───── Extracted records ─────

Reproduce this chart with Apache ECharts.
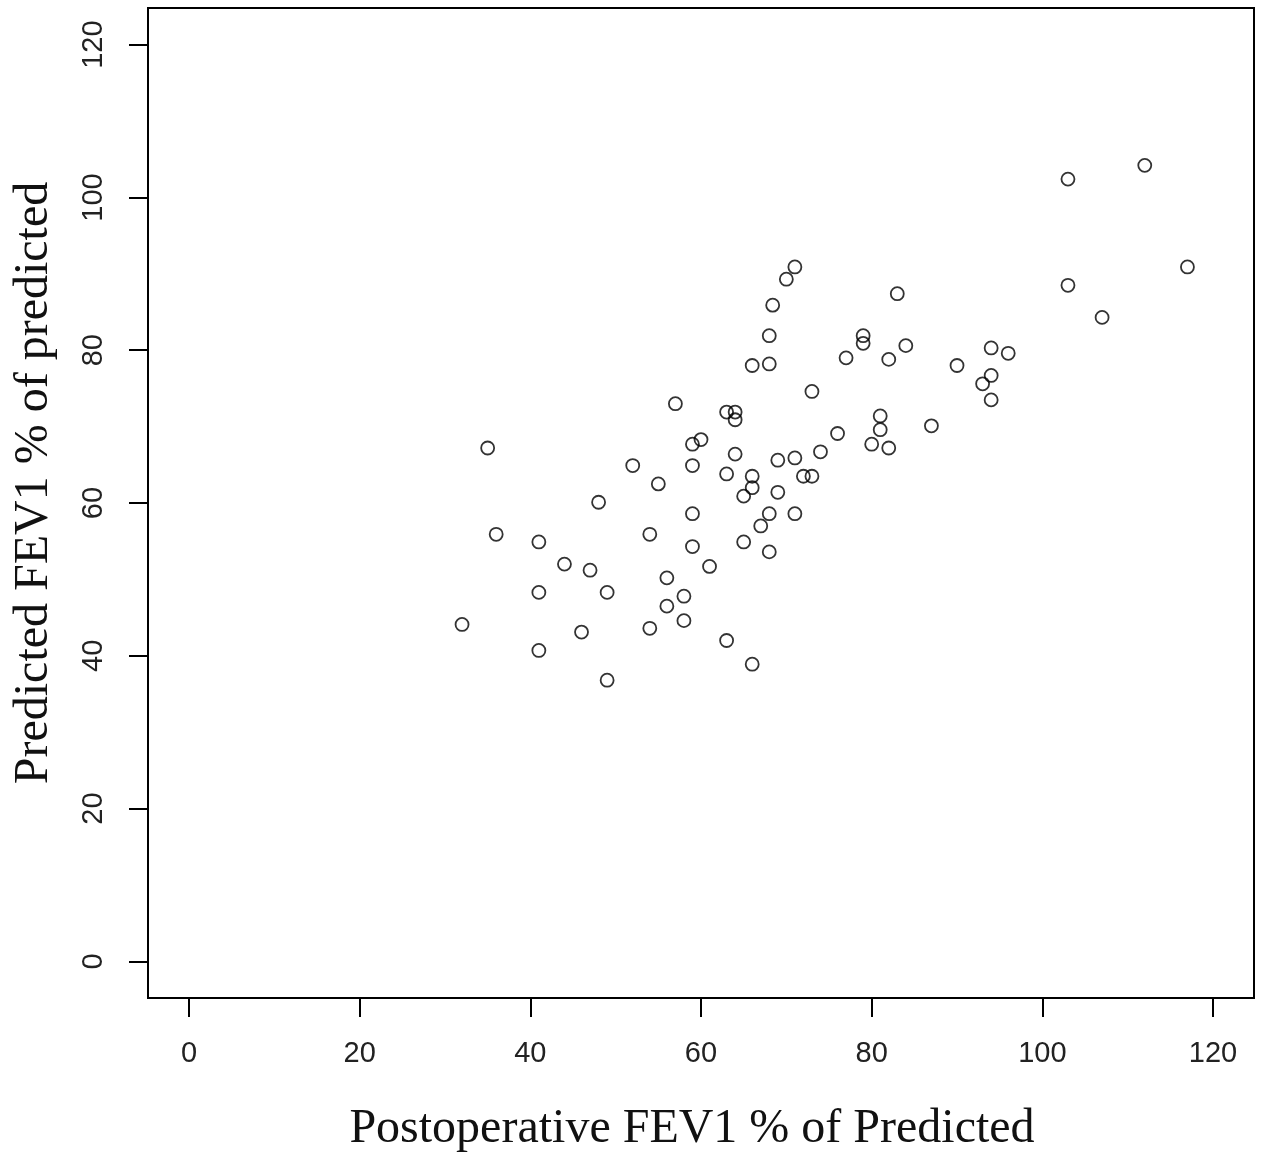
<!DOCTYPE html>
<html>
<head>
<meta charset="utf-8">
<script src="https://cdn.jsdelivr.net/npm/echarts@6/dist/echarts.min.js"></script>
<style>
html,body{margin:0;padding:0;background:#fff;}
#chart{width:1267px;height:1161px;}
</style>
</head>
<body>
<div id="chart"></div>
<script>
// Postoperative FEV1 % of Predicted (x) vs Predicted FEV1 % of predicted (y)
const xValues = [32,35,36,41,41,41,44,46,47,48,49,49,52,54,54,55,57,56,56,58,58,59,59,59,59,60,61,63,63,63,64,64,64,65,65,66,66,66,66,67,68,68,68,68,68.4,69,69,70,71,71,71,72,73,73,74,76,77,79,79,80,81,81,82,82,83,84,87,90,93,94,94,94,96,103,103,107,112,117];
const yValues = [44.1,67.2,55.9,54.9,48.3,40.7,52.0,43.1,51.2,60.1,48.3,36.8,64.9,55.9,43.6,62.5,73.0,50.2,46.5,47.8,44.6,67.7,64.9,58.6,54.3,68.3,51.7,71.9,63.8,42.0,71.9,70.9,66.4,60.9,54.9,78.0,63.5,62.0,38.9,57.0,81.9,78.2,58.6,53.6,85.9,65.6,61.4,89.3,90.9,65.9,58.6,63.5,74.6,63.5,66.7,69.1,79.0,81.9,80.9,67.7,71.4,69.6,78.8,67.2,87.4,80.6,70.1,78.0,75.6,76.7,80.3,73.5,79.6,102.4,88.5,84.3,104.2,90.9];
const tickValues = [0,20,40,60,80,100,120];
const xTitle = 'Postoperative FEV1 % of Predicted';
const yTitle = 'Predicted FEV1 % of predicted';

const points = xValues.map((x, i) => [x, yValues[i]]);

const chart = echarts.init(document.getElementById('chart'), null, {renderer: 'canvas'});
const labelStyle = {fontFamily: 'Liberation Sans', fontSize: 29, color: '#222'};
chart.setOption({
  animation: false,
  backgroundColor: '#fff',
  grid: {left: 148, right: 13, top: 8, bottom: 163, show: true, borderColor: '#000', borderWidth: 2, backgroundColor: 'transparent'},
  xAxis: {
    type: 'value', min: -4.8, max: 124.8,
    name: xTitle, nameLocation: 'middle', nameGap: 107,
    nameTextStyle: {fontFamily: 'Liberation Serif', fontSize: 48, color: '#111', padding: [0, 18, 0, 0]},
    axisLine: {show: false, onZero: false},
    splitLine: {show: false},
    axisTick: {show: true, inside: false, length: 19, customValues: tickValues, lineStyle: {color: '#000', width: 2}},
    axisLabel: Object.assign({margin: 41, customValues: tickValues}, labelStyle)
  },
  yAxis: {
    type: 'value', min: -4.8, max: 124.8,
    name: yTitle, nameLocation: 'middle', nameGap: 90,
    nameTextStyle: {fontFamily: 'Liberation Serif', fontSize: 48, color: '#111', padding: [0, 0, 0, 40]},
    axisLine: {show: false, onZero: false},
    splitLine: {show: false},
    axisTick: {show: true, inside: false, length: 19, customValues: tickValues, lineStyle: {color: '#000', width: 2}},
    axisLabel: Object.assign({margin: 40, rotate: 90, customValues: tickValues}, labelStyle)
  },
  series: [{
    type: 'scatter',
    data: points,
    symbol: 'circle',
    symbolSize: 13,
    itemStyle: {color: 'rgba(0,0,0,0)', borderColor: '#000', borderWidth: 1.8},
    emphasis: {disabled: true}
  }]
});
</script>
</body>
</html>
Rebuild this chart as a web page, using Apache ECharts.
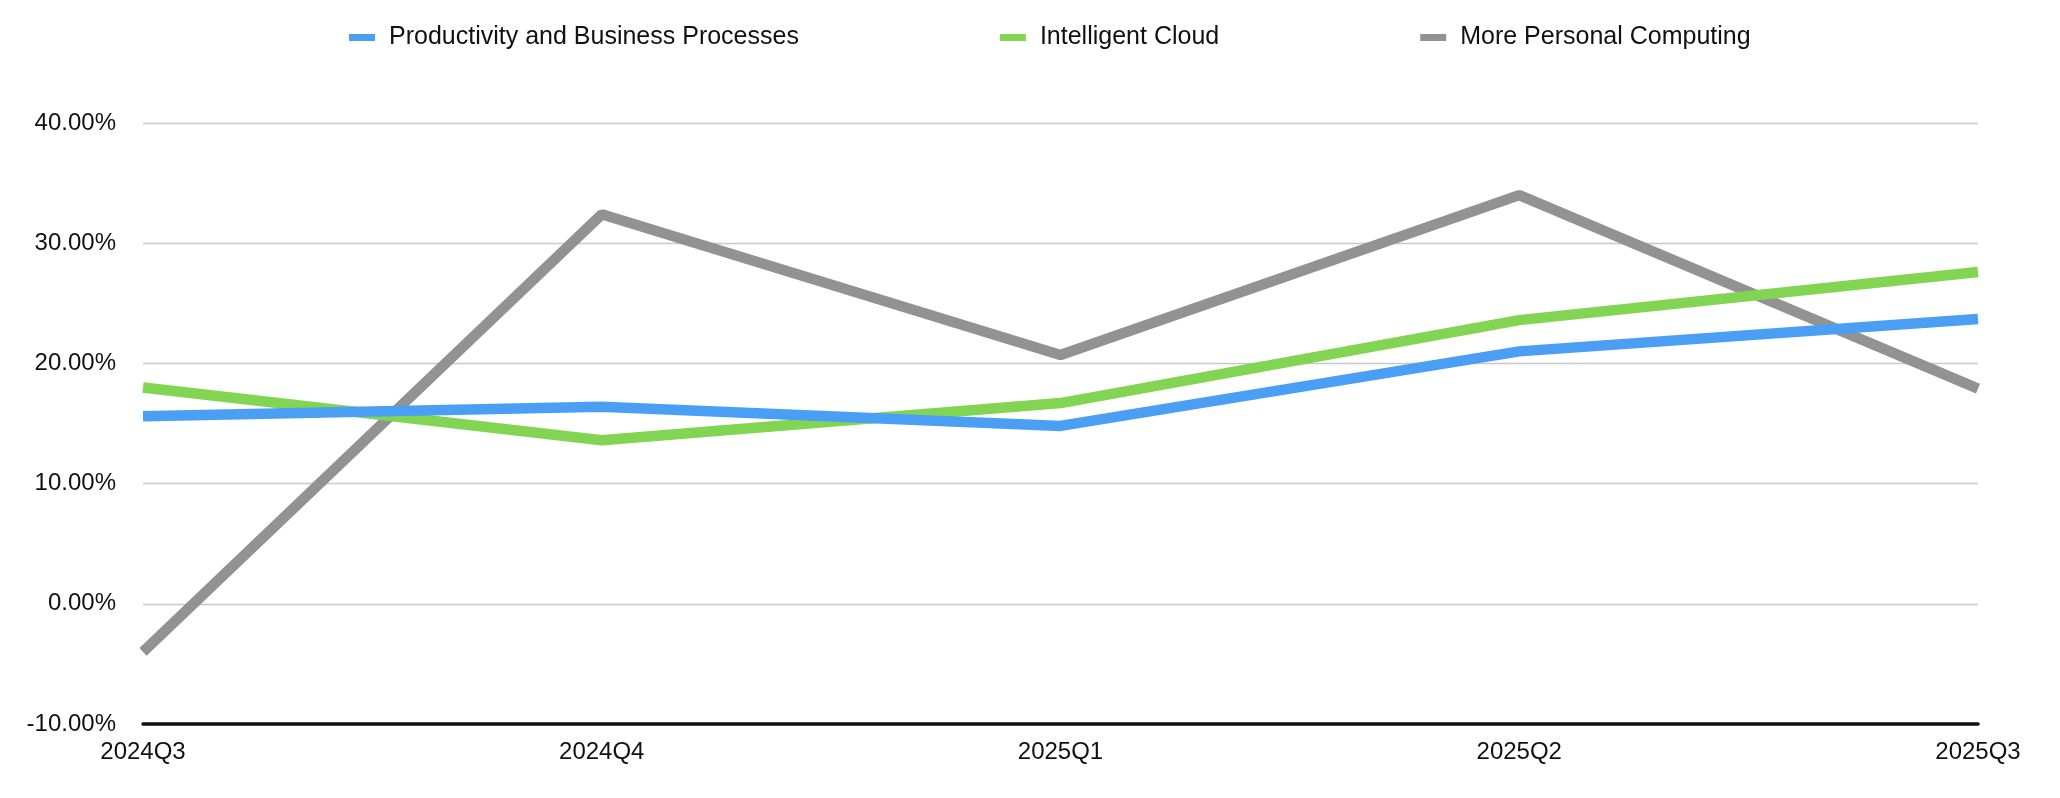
<!DOCTYPE html>
<html><head><meta charset="utf-8">
<script src="https://cdn.jsdelivr.net/npm/echarts@6/dist/echarts.min.js"></script>
<style>html,body{margin:0;padding:0;background:#fff}#c{width:2060px;height:798px}</style>
</head><body><div id="c"></div>
<script>
const categories = ['2024Q3','2024Q4','2025Q1','2025Q2','2025Q3'];
const seriesNames = ['Productivity and Business Processes','Intelligent Cloud','More Personal Computing'];
const productivity = [15.6, 16.4, 14.8, 21.0, 23.7];
const cloud = [18.0, 13.6, 16.7, 23.6, 27.6];
const personal = [-4.0, 32.4, 20.7, 34.0, 17.9];
const colors = ['#4A9FF5','#82D552','#929292'];

const chart = echarts.init(document.getElementById('c'));
const font = 'Liberation Sans, Helvetica, Arial, sans-serif';
chart.setOption({
  animation:false,
  color: colors,
  textStyle:{fontFamily:font},
  legend:{
    top: 20, left: 344,
    itemWidth: 26, itemHeight: 7, itemGap: 201,
    icon:'rect',
    textStyle:{fontSize:25, color:'#111', fontFamily:font, padding:[0,0,0,9]},
    data: seriesNames
  },
  grid:{left:143, right:82, top:123, bottom:74, containLabel:false},
  xAxis:{
    type:'category', data:categories, boundaryGap:false,
    axisLine:{show:true, onZero:false, lineStyle:{color:'#111', width:3.5}},
    axisTick:{show:false},
    axisLabel:{fontSize:24, color:'#111', margin:16, fontFamily:font},
    splitLine:{show:false}
  },
  yAxis:{
    type:'value', min:-10, max:40, interval:10,
    axisLine:{show:false}, axisTick:{show:false},
    axisLabel:{fontSize:24, color:'#111', margin:27, fontFamily:font,
      formatter: v => v.toFixed(2)+'%'},
    splitLine:{lineStyle:{color:'#c8c8c8', width:1.3}}
  },
  series:[
    {name:seriesNames[0], type:'line', data:productivity, symbol:'none', lineStyle:{width:10.5}, z:3},
    {name:seriesNames[1], type:'line', data:cloud, symbol:'none', lineStyle:{width:10.5}, z:2},
    {name:seriesNames[2], type:'line', data:personal, symbol:'none', lineStyle:{width:10.5}, z:1}
  ]
});
</script></body></html>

─────

Directions for this task: Reproduce the data above exactly, but only from the line containing "Rebuild this chart" through the line containing "const colors = ['#4A9FF5','#82D552','#929292'];"; skip the pictures.

Solution below:
Rebuild this chart as a web page, using Apache ECharts.
<!DOCTYPE html>
<html><head><meta charset="utf-8">
<script src="https://cdn.jsdelivr.net/npm/echarts@6/dist/echarts.min.js"></script>
<style>html,body{margin:0;padding:0;background:#fff}#c{width:2060px;height:798px}</style>
</head><body><div id="c"></div>
<script>
const categories = ['2024Q3','2024Q4','2025Q1','2025Q2','2025Q3'];
const seriesNames = ['Productivity and Business Processes','Intelligent Cloud','More Personal Computing'];
const productivity = [15.6, 16.4, 14.8, 21.0, 23.7];
const cloud = [18.0, 13.6, 16.7, 23.6, 27.6];
const personal = [-4.0, 32.4, 20.7, 34.0, 17.9];
const colors = ['#4A9FF5','#82D552','#929292'];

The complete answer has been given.